Esse é um passo importantíssimo na conscientização dos colegas de
que não basta fazer avaliação meramente formal das contas. Temos que
investir na avaliação qualitativa das políticas públicas de Saúde e
Educação. Ao considerar que os gastos mínimos têm finalidades a cumprir,
nós nos tornamos mais capazes de atender às demandas da sociedade. Eu
não trabalho apenas para um sistema de controle externo que carimba
processo. Eu trabalho para o cidadão.
Na prática, como essas recomendações podem servir como preventivas?
No que vem, os prefeitos que ingressam em 2017 têm que elaborar o
planejamento em Educação para quatro anos. Esse planejamento é
formulado para vigorar a partir de 2018. Se nós quisermos prevenir a
corrupção e garantir a qualidade do gasto público, a gente precisa
pensar desde já como essas recomendações podem encampar o aprimoramento
desses planejamento municipal, ou seja, para atuarmos como controle
pedagógico, em vez de sermos apenas um controle repressivo e posterior.
Como a sociedade civil pode contribuir para este processo?
Eu adoraria que alunos e pacientes da rede pública nos dessem feedback
a respeito da qualidade dos serviços que eles recebem. É preciso pensar
uma forma de atrelar os contratos administrativos a alguma cláusula de
desempenho das empresas contratadas, a partir da avaliação dos usuários.
Se for sobre merenda, para sabermos se a merenda está chegando, se tem
qualidade, se é suficiente, por exemplo.
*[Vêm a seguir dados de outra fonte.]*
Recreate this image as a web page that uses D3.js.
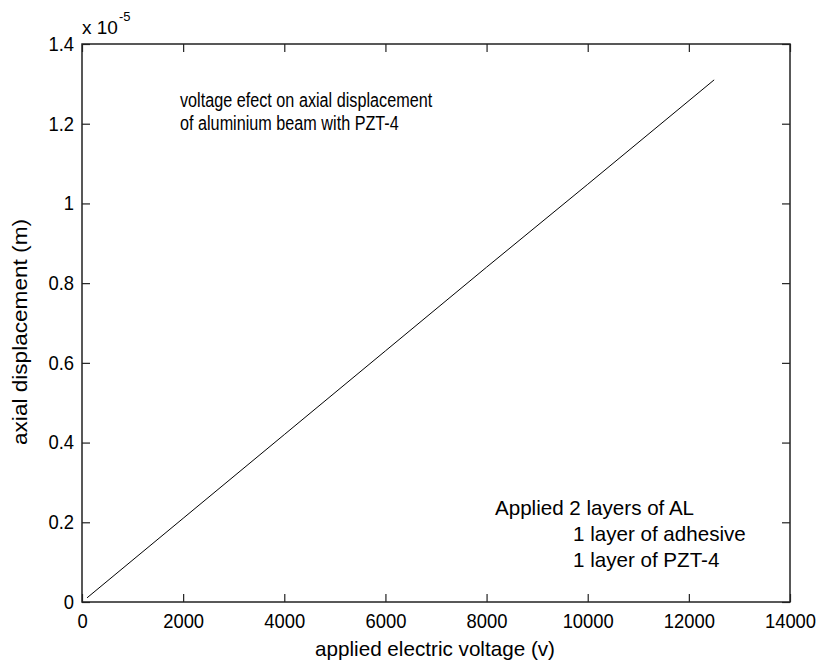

Quanto mais houver
transparência e mais envolvimento do destinatário da política pública,
que é o cidadão, mais a nossa atuação se torna resolutiva. Não adianta
esperar o problema acontecer, é preciso antecipar, é preciso qualificar o
gasto. Controle bom não é apenas repressivo. É preciso intervir na
realidade, antecipando a necessidade de correção do planejamento.